Tuesday, June 4, 2013

Evolution Is Wonderful !

We live in an indifferent universe. There is no destiny or plan, and Nature was not created for our benefit. Yet we’re still here. Our lineage goes back billions of years to the last common ancestor of all life on Earth, giving us traits in common with ever single living organism, and our ancestors have been fortunate enough to persist through the five worst global catastrophes of all time. At so many points in the past – whether minor in scale or as devastating as an asteroid striking the planet – history could have turned out quite differently, creating circumstances that would have prevented our evolution. We’ll never know all those alternatives. All we know is what has actually transpired.

To repeat a line from my book Written in Stone, we are creatures of time and chance. How wonderful is that? Out of all the innumerable possibilities in the history of life on Earth, a string of circumstances billions of years long transpired in such a way as to allow the origin of our species (and also accounts for the loss of all our human relatives along the way).

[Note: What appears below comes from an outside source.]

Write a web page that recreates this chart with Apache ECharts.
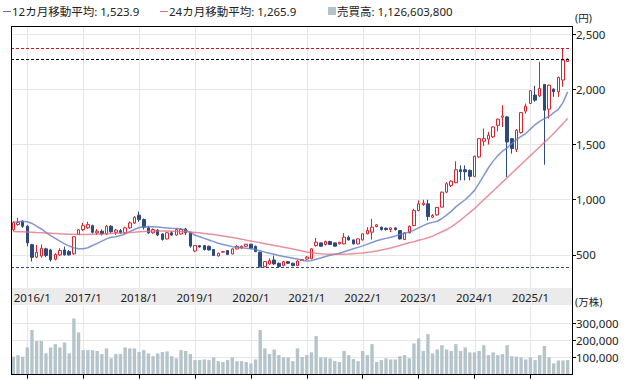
<!DOCTYPE html>
<html><head><meta charset="utf-8">
<script src="https://cdn.jsdelivr.net/npm/echarts@6/dist/echarts.min.js"></script>
<style>html,body{margin:0;padding:0;background:#fff}#c{width:625px;height:380px}</style>
</head><body><div id="c"></div>
<script>
const categories = ['2015/10','2015/11','2015/12',
'2016/1','2016/2','2016/3','2016/4','2016/5','2016/6','2016/7','2016/8','2016/9','2016/10','2016/11','2016/12',
'2017/1','2017/2','2017/3','2017/4','2017/5','2017/6','2017/7','2017/8','2017/9','2017/10','2017/11','2017/12',
'2018/1','2018/2','2018/3','2018/4','2018/5','2018/6','2018/7','2018/8','2018/9','2018/10','2018/11','2018/12',
'2019/1','2019/2','2019/3','2019/4','2019/5','2019/6','2019/7','2019/8','2019/9','2019/10','2019/11','2019/12',
'2020/1','2020/2','2020/3','2020/4','2020/5','2020/6','2020/7','2020/8','2020/9','2020/10','2020/11','2020/12',
'2021/1','2021/2','2021/3','2021/4','2021/5','2021/6','2021/7','2021/8','2021/9','2021/10','2021/11','2021/12',
'2022/1','2022/2','2022/3','2022/4','2022/5','2022/6','2022/7','2022/8','2022/9','2022/10','2022/11','2022/12',
'2023/1','2023/2','2023/3','2023/4','2023/5','2023/6','2023/7','2023/8','2023/9','2023/10','2023/11','2023/12',
'2024/1','2024/2','2024/3','2024/4','2024/5','2024/6','2024/7','2024/8','2024/9','2024/10','2024/11','2024/12',
'2025/1','2025/2','2025/3','2025/4','2025/5','2025/6','2025/7','2025/8','2025/9'];

const yearLabels = ['2016/1','2017/1','2018/1','2019/1','2020/1','2021/1','2022/1','2023/1','2024/1','2025/1'];
const priceTicks = [500,1000,1500,2000,2500];
const volumeTicks = [100000,200000,300000];

const open = [727,775,805,760,593,480,490,555,545,460,500,545,530,510,685,
730,745,765,700,715,690,760,705,720,700,745,790,
860,820,745,700,725,690,645,700,680,690,735,700,
535,584,584,578,548,491,525,539,509,554,563,578,
597,578,524,394,418,454,424,403,439,424,403,450,
463,465,585,609,594,621,609,600,600,660,636,600,
636,691,706,757,751,742,730,745,721,639,700,766,
903,955,963,842,863,933,1069,1130,1154,1272,1272,1266,
1212,1388,1530,1550,1570,1675,1748,1751,1554,1457,1609,1803,
1873,1949,1942,2045,1821,2003,1979,2085,2254];
const close = [793,795,760,609,478,524,560,495,455,505,540,500,500,665,727,
765,775,705,715,690,760,710,725,700,745,790,840,
820,750,700,730,680,640,700,680,730,730,700,580,
585,572,548,545,494,515,530,503,554,578,578,597,
560,530,392,439,448,418,394,439,424,403,445,457,
480,555,615,579,621,594,579,615,660,636,600,645,
691,721,751,772,730,730,745,730,645,700,760,903,
963,969,848,857,930,1069,1145,1169,1272,1254,1254,1212,
1394,1554,1554,1585,1660,1730,1760,1524,1464,1630,1790,1848,
1988,1903,2009,1812,2039,1979,2109,2266,2272];
const low = [715,765,745,578,440,470,475,480,440,450,490,495,495,500,680,
715,735,695,680,675,680,700,680,690,695,735,780,
800,730,690,690,670,630,640,670,675,685,680,565,
525,565,540,540,490,485,520,500,505,550,555,575,
555,525,385,388,410,410,388,398,418,398,400,445,
455,460,575,575,585,590,575,595,595,630,595,595,
630,685,639,750,720,720,706,720,640,635,695,760,
895,945,812,835,855,930,1060,1115,1150,1176,1176,1176,
1205,1380,1488,1500,1560,1620,1660,1206,1418,1433,1600,1780,
1870,1888,1930,1318,1736,1933,1933,2024,2250];
const high = [805,836,815,770,600,590,595,565,555,515,560,575,545,670,735,
790,800,775,735,730,770,770,735,735,755,805,850,
893,830,760,740,735,695,710,715,740,745,745,705,
590,590,590,585,550,520,535,545,560,590,585,600,
600,585,530,445,469,494,430,445,445,430,452,462,
490,560,654,612,630,628,612,620,697,676,640,650,
695,751,827,780,757,748,748,750,725,705,766,918,
994,1000,1000,870,935,1075,1160,1175,1348,1312,1312,1275,
1400,1560,1645,1615,1665,1736,1857,1760,1560,1640,1795,1872,
1995,2033,2251,2050,2045,2010,2115,2372,2285];

const volume = [105000,114000,105000,159000,260000,196000,196000,124000,159000,178000,159000,188000,124000,327000,246000,
143000,143000,143000,138000,120000,153000,95000,120000,120000,159000,153000,153000,
132000,143000,124000,108000,124000,132000,136000,108000,95000,143000,138000,120000,
85000,85000,89000,85000,101000,79000,74000,85000,101000,79000,79000,74000,
66000,89000,260000,153000,120000,147000,114000,101000,101000,79000,153000,103000,
114000,130000,225000,101000,101000,95000,79000,74000,138000,114000,91000,79000,
138000,114000,178000,74000,85000,95000,89000,89000,108000,114000,95000,182000,
211000,138000,236000,124000,147000,172000,147000,138000,178000,138000,159000,130000,
130000,138000,172000,114000,130000,114000,120000,172000,108000,105000,101000,89000,
101000,85000,114000,167000,101000,66000,83000,83000,85000];

const ma12 = [797,800,805,800,785,760,735,705,675,650,625,600,580,565,555,
555,565,585,605,625,645,660,665,675,690,710,730,
748,755,757,755,752,748,745,742,740,735,725,705,
680,665,650,635,620,605,595,585,575,570,565,560,
555,548,538,525,515,505,495,485,478,470,462,452,
445,448,460,472,485,497,505,515,528,542,555,568,
582,598,612,628,640,650,660,672,685,695,708,725,
745,765,785,795,805,830,860,895,935,970,1000,1040,
1085,1150,1220,1290,1350,1400,1440,1470,1510,1545,1575,1600,
1640,1680,1710,1735,1755,1790,1820,1880,1978];
const ma24 = [712,711,710,708,705,702,700,698,696,694,692,690,688,687,686,
686,686,687,688,690,692,694,696,698,700,703,706,
710,713,715,716,716,716,716,715,714,713,711,708,
704,700,695,690,684,678,672,665,658,650,642,634,
626,618,610,602,594,586,578,570,562,554,545,536,
527,520,515,511,508,506,505,505,506,508,511,514,
518,523,529,536,544,553,563,574,586,598,610,620,
632,643,655,670,690,710,730,755,783,815,850,885,
920,960,1000,1040,1080,1120,1160,1200,1240,1280,1320,1360,
1400,1440,1480,1520,1560,1600,1645,1690,1738];

const FONT = '"Noto Sans", "Noto Sans CJK JP", sans-serif';
const UP = '#e0212b', DOWN = '#2e4a7c';
const yearIdx = yearLabels.map(v => categories.indexOf(v));
const fmt = v => Number(v).toLocaleString('en-US');

function gridRender(params, api) {
  const cs = params.coordSys;
  const x = Math.round(api.coord([api.value(0), api.value(1)])[0]) + 0.5;
  return {type: 'line', shape: {x1: x, y1: cs.y, x2: x, y2: cs.y + cs.height},
          style: {stroke: '#e6e6e6', lineWidth: 1}, silent: true};
}

const chart = echarts.init(document.getElementById('c'), null, {renderer: 'svg', width: 625, height: 380});
chart.setOption({
  animation: false,
  backgroundColor: '#ffffff',
  textStyle: {fontFamily: FONT},
  grid: [
    {left: 11, right: 55, top: 26, height: 262},
    {left: 11, right: 55, top: 306, height: 68.7}
  ],
  xAxis: [
    {type: 'category', gridIndex: 0, data: categories, boundaryGap: true,
     axisLine: {show: false}, axisTick: {show: false}, splitLine: {show: false},
     axisLabel: {show: true, interval: (i, v) => yearLabels.indexOf(v) >= 0, margin: 4,
       color: '#222', fontSize: 11.5, fontFamily: FONT,
       formatter: v => v === yearLabels[0] ? '{f|' + v + '}' : v,
       rich: {f: {padding: [0, 0, 0, 10], color: '#222', fontSize: 11.5, fontFamily: FONT}}}},
    {type: 'category', gridIndex: 1, data: categories, boundaryGap: true,
     axisLine: {show: false}, splitLine: {show: false}, axisLabel: {show: false},
     axisTick: {show: true, alignWithLabel: true, interval: (i, v) => yearLabels.indexOf(v) >= 0,
       length: 4, lineStyle: {color: '#000'}}}
  ],
  yAxis: [
    {type: 'value', gridIndex: 0, position: 'right', offset: 2, min: 200, max: 2575, splitNumber: 5,
     axisLine: {show: false},
     axisTick: {show: true, length: 4, lineStyle: {color: '#000'}, customValues: priceTicks},
     axisLabel: {margin: 4, color: '#222', fontSize: 11.5, fontFamily: FONT, customValues: priceTicks, formatter: fmt},
     splitLine: {show: true, lineStyle: {color: '#e6e6e6', width: 1}}},
    {type: 'value', gridIndex: 1, position: 'right', offset: 2, min: 0, max: 400000, interval: 100000,
     axisLine: {show: false},
     axisTick: {show: true, length: 4, lineStyle: {color: '#000'}, customValues: volumeTicks},
     axisLabel: {margin: 4, color: '#222', fontSize: 11.5, fontFamily: FONT, customValues: volumeTicks, formatter: fmt},
     splitLine: {show: true, lineStyle: {color: '#e6e6e6', width: 1}}}
  ],
  series: [
    {type: 'custom', name: 'vgrid0', xAxisIndex: 0, yAxisIndex: 0, z: 1, silent: true,
     data: yearIdx.map(i => [i, 1000]), renderItem: gridRender},
    {type: 'custom', name: 'vgrid1', xAxisIndex: 1, yAxisIndex: 1, z: 1, silent: true,
     data: yearIdx.map(i => [i, 100000]), renderItem: gridRender},
    {type: 'candlestick', name: 'price', xAxisIndex: 0, yAxisIndex: 0, z: 3, barWidth: 3,
     data: categories.map((c, i) => [open[i], close[i], low[i], high[i]]),
     itemStyle: {color: '#ffffff', color0: DOWN, borderColor: UP, borderColor0: DOWN, borderWidth: 1},
     markLine: {silent: true, symbol: ['none', 'none'], label: {show: false},
       lineStyle: {type: [3, 2], width: 1},
       data: [
         {yAxis: Math.max(...high), lineStyle: {color: '#d7141e', type: [3, 2], width: 1}},
         {yAxis: close[close.length - 1], lineStyle: {color: '#000000', type: [3, 2], width: 1}},
         {yAxis: Math.min(...low), lineStyle: {color: '#2e4a7c', type: [3, 2], width: 1}}
       ]}},
    {type: 'line', name: 'ma12', xAxisIndex: 0, yAxisIndex: 0, z: 4, data: ma12, showSymbol: false,
     lineStyle: {color: 'rgba(100,125,195,0.8)', width: 1.5}},
    {type: 'line', name: 'ma24', xAxisIndex: 0, yAxisIndex: 0, z: 4, data: ma24, showSymbol: false,
     lineStyle: {color: 'rgba(222,110,125,0.75)', width: 1.5}},
    {type: 'bar', name: 'volume', xAxisIndex: 1, yAxisIndex: 1, z: 2, data: volume, barWidth: 3.4,
     itemStyle: {color: '#b5c4cb'}}
  ],
  graphic: [
    {type: 'rect', z: -1, silent: true, shape: {x: 12, y: 288, width: 560, height: 17}, style: {fill: '#ebebeb'}},
    {type: 'line', z: 100, silent: true, shape: {x1: 11, y1: 26.5, x2: 572.5, y2: 26.5}, style: {stroke: '#000', lineWidth: 1}},
    {type: 'line', z: 100, silent: true, shape: {x1: 11.5, y1: 26, x2: 11.5, y2: 375}, style: {stroke: '#000', lineWidth: 1}},
    {type: 'line', z: 100, silent: true, shape: {x1: 572.5, y1: 26, x2: 572.5, y2: 375}, style: {stroke: '#000', lineWidth: 1}},
    {type: 'line', z: 100, silent: true, shape: {x1: 11, y1: 374.5, x2: 573, y2: 374.5}, style: {stroke: '#000', lineWidth: 1}},
    {type: 'line', silent: true, shape: {x1: 3, y1: 11.5, x2: 11, y2: 11.5}, style: {stroke: '#5c74ba', lineWidth: 1}},
    {type: 'text', silent: true, x: 12, y: 11, style: {text: '12カ月移動平均: 1,523.9', fill: '#222', font: '11.5px ' + FONT, textVerticalAlign: 'middle'}},
    {type: 'line', silent: true, shape: {x1: 160, y1: 11.5, x2: 168, y2: 11.5}, style: {stroke: '#d9707f', lineWidth: 1}},
    {type: 'text', silent: true, x: 169, y: 11, style: {text: '24カ月移動平均: 1,265.9', fill: '#222', font: '11.5px ' + FONT, textVerticalAlign: 'middle'}},
    {type: 'rect', silent: true, shape: {x: 328, y: 7, width: 8, height: 8}, style: {fill: '#b5c4cb'}},
    {type: 'text', silent: true, x: 337, y: 11, style: {text: '売買高: 1,126,603,800', fill: '#222', font: '11.5px ' + FONT, textVerticalAlign: 'middle'}},
    {type: 'text', silent: true, x: 575, y: 18, style: {text: '(円)', fill: '#222', font: '10.5px ' + FONT, textVerticalAlign: 'middle'}},
    {type: 'text', silent: true, x: 575, y: 302, style: {text: '(万株)', fill: '#222', font: '10.5px ' + FONT, textVerticalAlign: 'middle'}}
  ]
});
</script>
</body></html>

And this unintended state of nature makes a humble bee pollinating a flower, a sunrise, the division of a cell, the jagged outline of a mountain in twilight, the petrified record of the dinosaurs, and everything else in existence all the more spectacular. (Paleontology and natural history are what I love most; we all admire different aspects of nature.) None of that was ordained to exist, and yet evolution and other ongoing natural processes have nonetheless generated phenomena which are not only beautiful, but comprehensible to us.

There is no need for the supernatural to invoke or appreciate wonder. And rather than reducing nature to equations and graphs, I truly believe that science – our ability to actually understand why bees pollinate flowers, why mountains rise, and how remnants of ancient life became locked in stone – makes the world all the more exquisite by not only giving us clues, but new questions to ask.